В противоположность Художественному театру, театр Комиссаржевской, утверждает Мейерхольд, — театр исканий. У него, правда, нет побежденной аудитории, но в этом отчасти его спасение. Ему приходится поэтому непрестанно бороться, отыскивать новые и новые пути, вовремя «одумываться» и, завершив одну стадию своей исторической эволюции, переходить к следующей, непосредственно вытекающей из первой не через смерть, а жизненным путем. Свою речь Мейерхольд закончил указанием на те пьесы, которые он намечает в репертуар и, в первую очередь, «Дух земли» Ведекинда.

С декларативным же заявлением выступил и Ф. Ф. Комиссаржевский. Он говорил, что опасения превращения театра в театр марионеток он испытывал еще в прошлом сезоне, но постановки «Балаганчика» и «Жизни человека» эти опасения рассеяли. Будущий театр ему видится на путях мистического реализма, а Не на путях символизма.
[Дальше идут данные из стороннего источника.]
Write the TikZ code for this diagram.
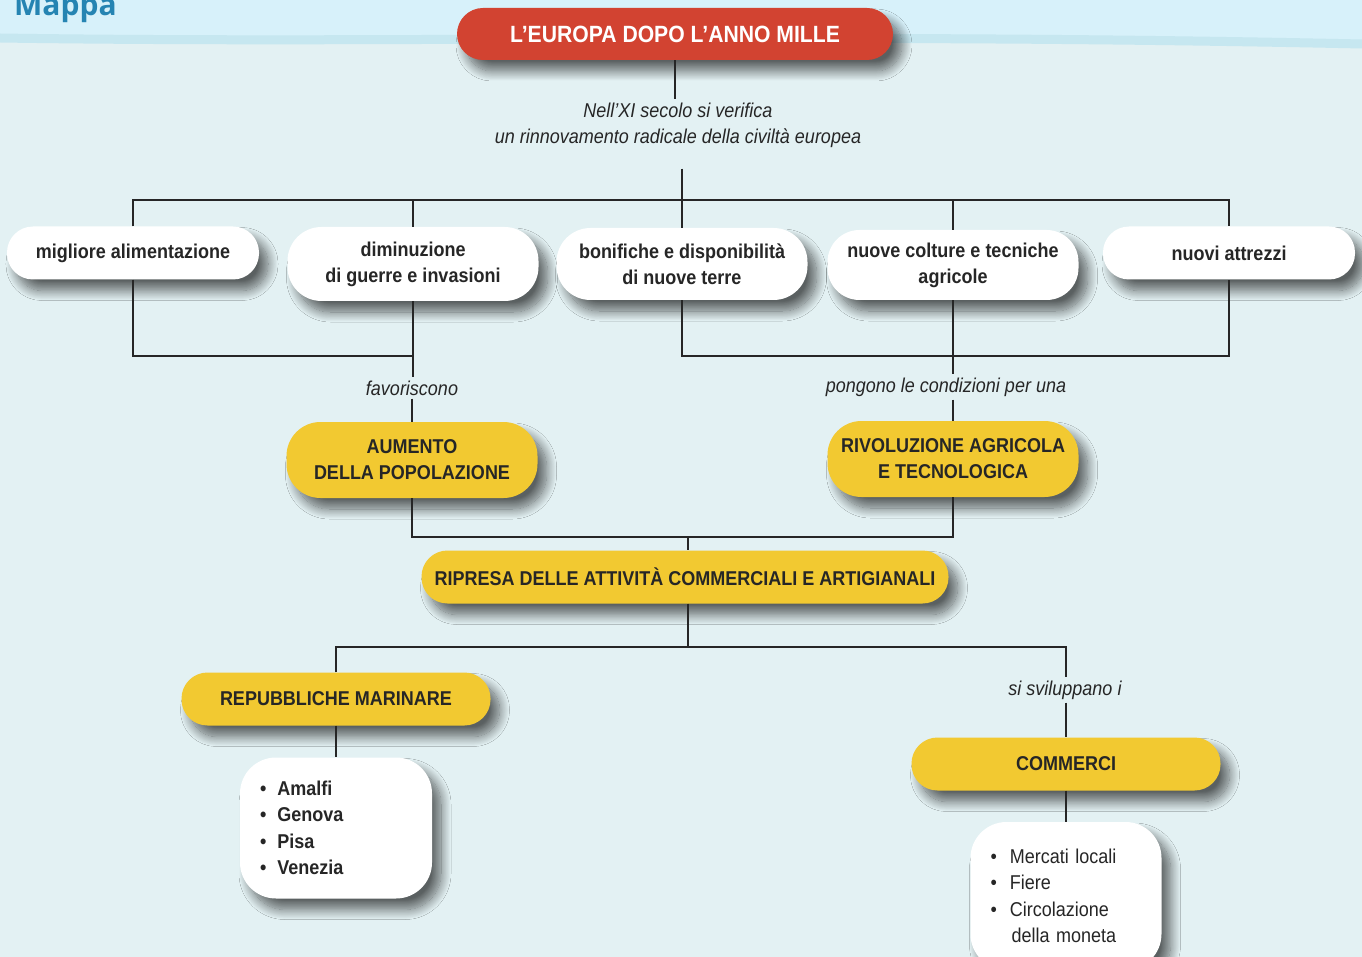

Задача театра в том, чтобы показать жизнь отрешенную от повседневного быта и освещенную, и очищенную божественной силой — своеобразным единением земли и неба.

Выступление второго режиссера театра — Р. А. Унгерна неожиданно подлило масла в огонь. Беря слова Мейерхольда, «мы вовремя одумались» и приветствуя их, Унгерн задает вопрос, нельзя ли переходя к методу скульптурной постановки теперь же предвидеть, какую художественную неправду может внести этот метод в «драматическое действо».

Последующий ход заседания был бурным. Мейерхольд высказал подозрение, что Унгерн своим истолкованием его слов «мы вовремя одумались» тянет в старый театр, и что он не понимает, как можно требовать объяснения метода постановки. Бравич как бы в подтверждение сомнения Унгерна, говорит о том, что поза иногда связывала актера. Комиссаржевская задает вопрос, не будет ли режиссер и теперь давить на актера, как при методе панно.

Вопрос Комиссаржевской окончательно сводит течение заседания с рельс. В ответ на слова Бравича и Комиссаржевской, Мейерхольд категорически заявляет, что каков бы ни был метод постановки в будущем, он будет продолжать оказывать давление да актеров, не понимающих его замысла, в целях проведения в жизнь этого замысла. А от всего, что он слышит, ему становится страшно и он желает уйти из театра и уехать за границу.